[name|Friend] I've been trying to capture the difference between complex and complicated software for years and I think I finally got it. You can classify projects into 4 quadrants!
On one axis you have hard vs easy to build. On the other it's solution known vs unknown.
Trivial projects are easy to build and you know what you're building. These make perfect freelancing projects. Think brochure website for a restaurant, a self contained data visualization widget. Any tightly scoped project with a clear beginning and end, and no unknowns.
Challenging projects are easy to build, but you don't know what the end result looks like. These projects work best with an internal team. Growth engineering is a good example – you're driving an OKR (conversions, retention) and trying different things to optimize. Each individual feature is easy to build, but you can't know in advance what's gonna work.

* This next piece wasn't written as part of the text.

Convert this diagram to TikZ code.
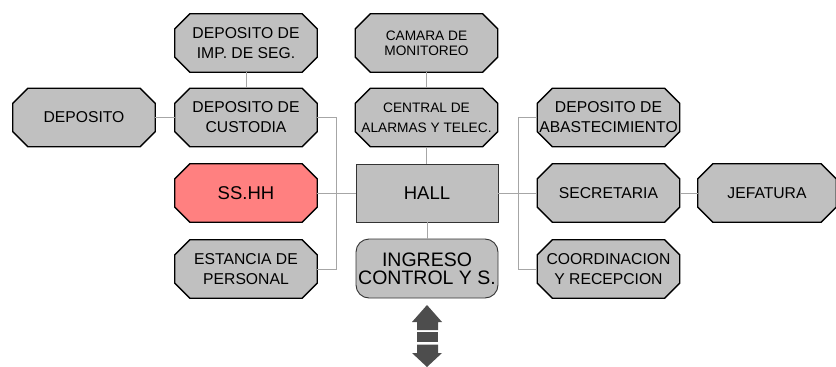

Complicated projects are hard to build, but you know what the end result looks like. These are good agency or internal crack team of experts projects. By default they fall on a platform team of some sort. Think refactoring a creaky codebase to modern standards, upgrading an ancient framework to a new version, or building a tightly scoped feature in an area with no unknowns.
Complex projects are hard to build and you don't know what the end result looks like. These require an internal team with skin in the game. This, in my opinion, is the good stuff. Think whole SaaS products, new features in an environment with unknowns, adapting old code to new requirements, ... You need iterative development and a way to measure progress. Everything about these projects is hard.

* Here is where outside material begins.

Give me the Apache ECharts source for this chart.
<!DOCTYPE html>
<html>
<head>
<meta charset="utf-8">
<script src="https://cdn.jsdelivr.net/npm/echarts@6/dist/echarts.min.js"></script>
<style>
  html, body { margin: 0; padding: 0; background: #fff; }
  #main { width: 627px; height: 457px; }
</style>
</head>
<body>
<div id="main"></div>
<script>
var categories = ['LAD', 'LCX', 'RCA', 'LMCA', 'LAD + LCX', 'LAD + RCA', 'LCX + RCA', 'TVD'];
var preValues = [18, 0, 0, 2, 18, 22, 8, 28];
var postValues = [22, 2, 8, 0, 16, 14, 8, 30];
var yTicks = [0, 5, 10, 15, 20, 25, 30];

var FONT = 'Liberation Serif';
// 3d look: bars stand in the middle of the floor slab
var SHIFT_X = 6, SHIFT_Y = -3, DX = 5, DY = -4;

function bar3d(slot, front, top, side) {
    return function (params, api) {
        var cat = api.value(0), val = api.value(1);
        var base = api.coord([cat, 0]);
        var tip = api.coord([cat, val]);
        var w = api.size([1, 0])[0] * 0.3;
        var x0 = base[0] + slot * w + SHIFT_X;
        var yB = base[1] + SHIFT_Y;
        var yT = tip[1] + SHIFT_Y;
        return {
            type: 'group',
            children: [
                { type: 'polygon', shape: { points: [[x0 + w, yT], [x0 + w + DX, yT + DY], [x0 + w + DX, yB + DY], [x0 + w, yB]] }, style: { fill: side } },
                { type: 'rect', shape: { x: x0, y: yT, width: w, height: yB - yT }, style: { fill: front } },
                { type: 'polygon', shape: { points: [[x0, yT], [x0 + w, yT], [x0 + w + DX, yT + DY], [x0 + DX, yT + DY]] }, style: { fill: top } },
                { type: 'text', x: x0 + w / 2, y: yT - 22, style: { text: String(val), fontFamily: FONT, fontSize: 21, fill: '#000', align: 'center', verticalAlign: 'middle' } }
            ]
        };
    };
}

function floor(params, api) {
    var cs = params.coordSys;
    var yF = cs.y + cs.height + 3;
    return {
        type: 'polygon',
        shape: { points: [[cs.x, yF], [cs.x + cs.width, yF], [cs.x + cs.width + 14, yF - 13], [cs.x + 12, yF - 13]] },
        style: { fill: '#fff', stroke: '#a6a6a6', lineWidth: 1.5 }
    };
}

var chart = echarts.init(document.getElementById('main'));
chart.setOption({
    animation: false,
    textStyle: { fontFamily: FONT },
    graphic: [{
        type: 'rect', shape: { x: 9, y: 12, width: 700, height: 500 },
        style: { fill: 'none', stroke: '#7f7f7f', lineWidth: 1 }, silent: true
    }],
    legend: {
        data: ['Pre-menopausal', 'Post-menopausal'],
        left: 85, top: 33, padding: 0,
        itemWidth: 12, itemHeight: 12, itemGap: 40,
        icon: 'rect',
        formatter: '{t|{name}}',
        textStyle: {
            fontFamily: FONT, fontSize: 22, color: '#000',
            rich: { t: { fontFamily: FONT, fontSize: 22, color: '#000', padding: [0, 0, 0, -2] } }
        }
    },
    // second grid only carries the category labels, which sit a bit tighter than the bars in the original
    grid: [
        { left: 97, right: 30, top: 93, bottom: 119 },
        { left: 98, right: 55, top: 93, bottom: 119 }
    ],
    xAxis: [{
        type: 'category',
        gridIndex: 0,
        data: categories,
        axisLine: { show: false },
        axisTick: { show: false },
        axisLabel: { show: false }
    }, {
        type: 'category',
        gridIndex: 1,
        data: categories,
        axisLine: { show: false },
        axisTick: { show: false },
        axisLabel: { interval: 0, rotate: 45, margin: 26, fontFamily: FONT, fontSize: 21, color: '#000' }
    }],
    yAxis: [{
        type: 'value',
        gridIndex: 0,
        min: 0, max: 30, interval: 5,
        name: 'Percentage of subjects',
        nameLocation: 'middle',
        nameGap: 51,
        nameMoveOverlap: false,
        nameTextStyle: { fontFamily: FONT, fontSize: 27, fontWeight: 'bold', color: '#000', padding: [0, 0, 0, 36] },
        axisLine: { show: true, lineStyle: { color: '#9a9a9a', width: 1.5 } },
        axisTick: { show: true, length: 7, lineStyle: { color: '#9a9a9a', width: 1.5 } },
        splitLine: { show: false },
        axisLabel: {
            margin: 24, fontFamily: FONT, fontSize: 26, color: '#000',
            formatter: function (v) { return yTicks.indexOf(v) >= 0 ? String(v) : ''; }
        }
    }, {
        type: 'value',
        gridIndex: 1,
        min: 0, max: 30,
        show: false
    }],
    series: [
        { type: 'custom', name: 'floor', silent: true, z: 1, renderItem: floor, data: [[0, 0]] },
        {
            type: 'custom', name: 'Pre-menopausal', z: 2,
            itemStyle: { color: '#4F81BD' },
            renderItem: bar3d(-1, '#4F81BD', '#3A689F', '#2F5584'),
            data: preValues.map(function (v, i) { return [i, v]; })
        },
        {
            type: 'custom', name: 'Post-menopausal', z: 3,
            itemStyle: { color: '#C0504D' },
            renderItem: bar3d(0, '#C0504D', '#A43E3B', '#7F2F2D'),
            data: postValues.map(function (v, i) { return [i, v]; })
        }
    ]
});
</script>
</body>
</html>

Planning can help you move projects from complex to complicated or challenging. You can estimate and understand a small-enough slice. This is usually a "story".
Try to avoid stories that both have unknowns and are hard to build. If you're diving into a new area of the codebase or integrating a new vendor, prefer easy-to-build features. If you're building something complicated like a new algorithm, prefer clarifying all unknowns ahead of time.
You cannot use upfront planning to make a complex project trivial. By the time it's ready, you may as well have done the work.